A boa notícia para as mulheres reside no tempo despendido com tarefas domésticas ou, melhor dizendo, uma significativa melhoria na partilha destas com os seus parceiros. Face a 1965, os homens mais do que duplicaram as horas empregues em tarefas domésticas: de uma média de quatro horas semanais em 1965 para 10 horas semanais na actualidade.

Quando o trabalho remunerado, os cuidados com os filhos e os trabalhos domésticos são combinados, os casais que vivem em agregados com duplo rendimento possuem uma divisão de tarefas mais igualitária do que aqueles que vivem em agregados com apenas um rendimento. Se no primeiro caso, os pais contam, em média, com 58 horas de trabalho total semanal, comparativamente a 59 horas para as mães, nos agregados em que apenas o pai é o “ganha-pão”, a sua carga de trabalha total excede a da mãe em quase 11 horas – 57 horas versus 46 horas, em média. Quando é a mãe a única a trabalhar, a situação complica-se, na medida em que a sua carga de trabalho semanal excede a do parceiro em cerca de 25 horas (58 versus 33 horas por semana).

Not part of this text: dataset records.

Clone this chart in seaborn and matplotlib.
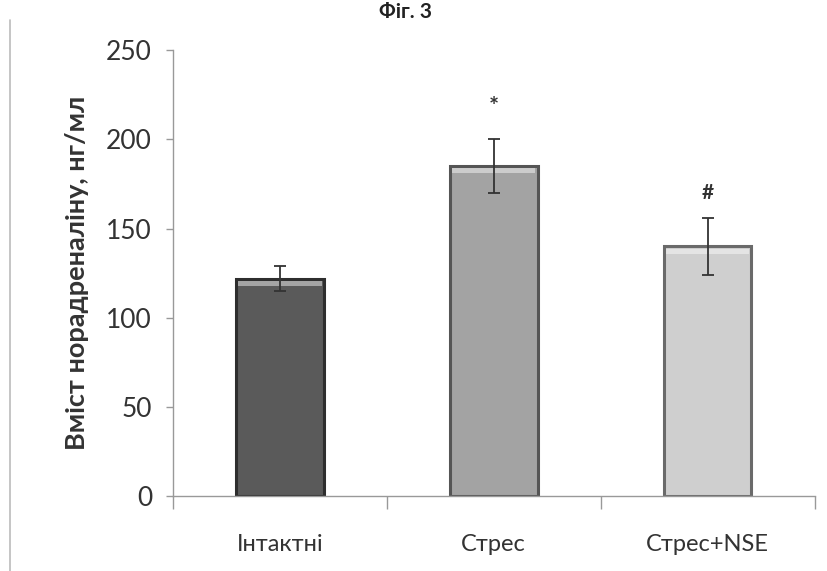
import matplotlib
matplotlib.use("Agg")
import matplotlib.pyplot as plt
import matplotlib.lines as mlines
import seaborn as sns
import pandas as pd
import numpy as np

# Data
groups = ["Інтактні", "Стрес", "Стрес+NSE"]
means = [122, 185, 140]
errors = [7, 15, 16]
marks = ["", "*", "#"]
bar_colors = ["#5a5a5a", "#a3a3a3", "#cfcfcf"]
edge_colors = ["#2e2e2e", "#555555", "#6a6a6a"]
yticks = [0, 50, 100, 150, 200, 250]

sns.set_theme(style="white")
plt.rcParams["font.family"] = ["Lato", "DejaVu Sans"]

df = pd.DataFrame({"group": groups, "value": means})

fig = plt.figure(figsize=(8.27, 5.71), dpi=100)
ax = fig.add_axes([0.209, 0.131, 0.776, 0.781])

sns.barplot(data=df, x="group", y="value", hue="group", palette=bar_colors,
            legend=False, width=0.41, errorbar=None, ax=ax, saturation=1)

for patch, ec in zip(ax.patches, edge_colors):
    patch.set_edgecolor(ec)
    patch.set_linewidth(2.2)
    # light strip along the top of each bar
    x0 = patch.get_x()
    w = patch.get_width()
    h = patch.get_height()
    ax.fill_between([x0 + 0.01, x0 + w - 0.01], h - 4, h - 1.2,
                    color="white", alpha=0.45, linewidth=0, zorder=3)

xs = np.arange(len(groups))
ax.errorbar(xs, means, yerr=errors, fmt="none", ecolor="#333333",
            elinewidth=1.3, capsize=4, capthick=1.3, zorder=4)

for x, m, e, s in zip(xs, means, errors, marks):
    if s:
        off = 18 if s == "*" else 14
        ax.text(x, m + e + off, s, ha="center", va="center",
                fontsize=17 if s == "*" else 15, color="#333333",
                fontweight="bold")

ax.set_ylim(0, 250)
ax.set_xlim(-0.5, 2.5)
ax.set_yticks(yticks)
ax.set_yticklabels([str(v) for v in yticks], fontsize=19, color="#333333")
ax.set_xticks(xs)
ax.set_xticklabels(groups, fontsize=17, color="#333333")
ax.set_xticks([-0.5, 0.5, 1.5, 2.5], minor=True)
ax.tick_params(axis="x", which="major", length=0, pad=27)
ax.tick_params(axis="x", which="minor", length=9, width=1, color="#999999",
               direction="out", bottom=True)
ax.tick_params(axis="y", which="major", length=5, width=1, color="#999999",
               direction="out", left=True, pad=10)

ax.set_xlabel("")
ax.set_ylabel("Вміст норадреналіну, нг/мл", fontsize=19.5, fontweight="bold",
              color="#333333", labelpad=12)

for side in ["top", "right"]:
    ax.spines[side].set_visible(False)
for side in ["left", "bottom"]:
    ax.spines[side].set_color("#999999")
    ax.spines[side].set_linewidth(1.0)

fig.text(0.49, 0.997, "Фіг. 3", ha="center", va="top", fontsize=15,
         fontweight="bold", color="#222222")

fig.add_artist(mlines.Line2D([0.012, 0.012], [0.0, 0.965],
                             transform=fig.transFigure, color="#bbbbbb",
                             linewidth=1.2))

fig.savefig("out.png", dpi=100, facecolor="white")
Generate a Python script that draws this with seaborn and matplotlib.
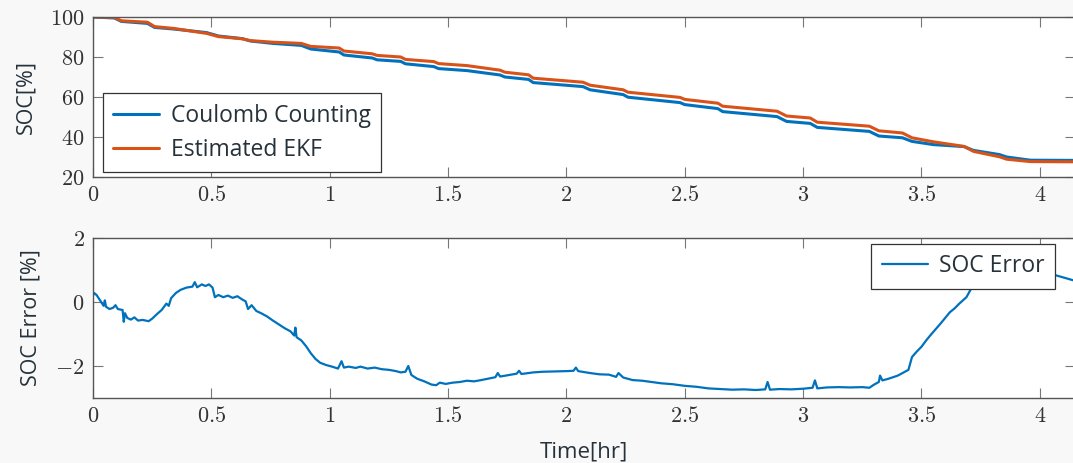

Por último, os homens continuam a ter mais tempo de lazer do que as mulheres, em actividades como ver televisão, jogar, socializar e praticar exercício. O gap de géneros em tempo de lazer é mais alargado entre homens e mulheres que não têm filhos em casa (37 horas por semana contra 32). Nos casais com filhos, os pais têm cerca de 28 horas por semana em actividades de lazer face às mães, que contam com 25 horas de “tempo livre” por semana.